In this post, I’ll detail a few of the top items I recommend to clients that they include in their periodic maintenance routines. Some of these items should be performed as often as nightly or weekly, and others can be performed quarterly. I suggest adjusting the intervals as your organization requires.
Backup and Restore
First on the checklist is perhaps the most obvious, but it’s also something that’s commonly overlooked or trivialized. If you’re not already regularly backing up your database, then stop reading this post and come back when you are. It’s vitally important to regularly backup your database, because it’s not a matter of if something unpredictable will happen, it’s a matter of when.
I strongly recommend that every maintenance checklist include periodic checks that backups are working properly, and that every organization test their disaster recovery plan at least twice a year, including restoring a backup. If you’ve never tested restoring your backups, then your backup isn’t a backup; it’s a wish.
Data in many Vertica clusters is derived from a separate transactional database, a system of record. Because of this, many organizations opt not to back up their Vertica clusters, since they could technically regenerate their Vertica database by re-importing data from their source database. While true, you still must ensure that you’re regularly backing up your catalog and Vertica configuration files. You must also account for how long it will take to regenerate this data, and you should regularly test this process. In some cases it may be required to go ahead and back up the Vertica database in order to meet SLAs, since restoration times will likely be much quicker.
Check Disk Space
It’s important for your data volumes to always have at least 40% disk space free. Vertica may need this free space for important operations, such as rebuilding projections or rebalancing after resizing your cluster. You should have alerts set up to warn you when you approach 45% free or less so that you can clean up unused projections/tables, or consider adding more nodes.
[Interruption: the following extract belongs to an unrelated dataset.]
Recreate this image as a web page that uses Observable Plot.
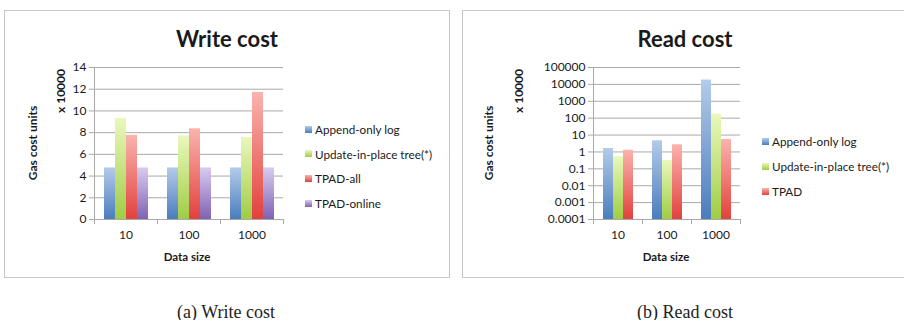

You can easily check for data volumes with
SELECT * FROM disk_storage WHERE storage_usage ILIKE '%data%' AND disk_space_free_mb/(disk_space_free_mb+disk_space_used_mb)
It’s also a good idea to check your catalog volumes to make sure your vertica.log file is rotating properly, and that your CopyErrorLogs directory is cleaned up.
Quick Tip: If your vertica.log file is junked up with messages about incomplete startup packets, and you use a load balancer, it’s likely a harmless message about your load balancer checking to make sure a node is still reachable. You can disable these messages by running:
SELECT SET_CONFIG_PARAMETER('WarnOnIncompleteStartupPacket', 0);
Clean Up Unused Projections
One quick win for performance is to drop any unused projections that may be lying around. Unused projections simply slow down data loads, since Vertica must write an additional copy of the data for each projection that exists for a table. If a projection isn’t being used for any queries, then it’s simply slowing you down when you’re loading data and needlessly consuming disk space. To find unused projections, you can query the system table
v_monitor.projections_usageor run the Workload Analyzer (which we’ll detail in a future installment of this series).
Statistics are important for Vertica’s optimizer to make the right choices when selecting a query plan. Statistics are collected per column per projection, and may be missing if they’ve never been generated or if you’ve loaded a large amount of data. You can quickly see which projections are missing statistics by looking at the has_statistics column of the v_catalog.projections table:
SELECT has_statistics, COUNT(*) FROM v_catalog.projections GROUP BY 1;
You can generate statistics for a given table by running the
SELECT ANALYZE_STATISTICS('[table]')statement, or run
SELECT ANALYZE_STATISTICS('')to generate statistics for all projections. If you’re loading a table for the first time or the data in the table changes significantly (number of rows changes by 50% or min/max values of a column change by 50%), generate the statistics at the end of your ETL job. Then, periodically (nightly, if possible) generate all statistics to make sure none are missed.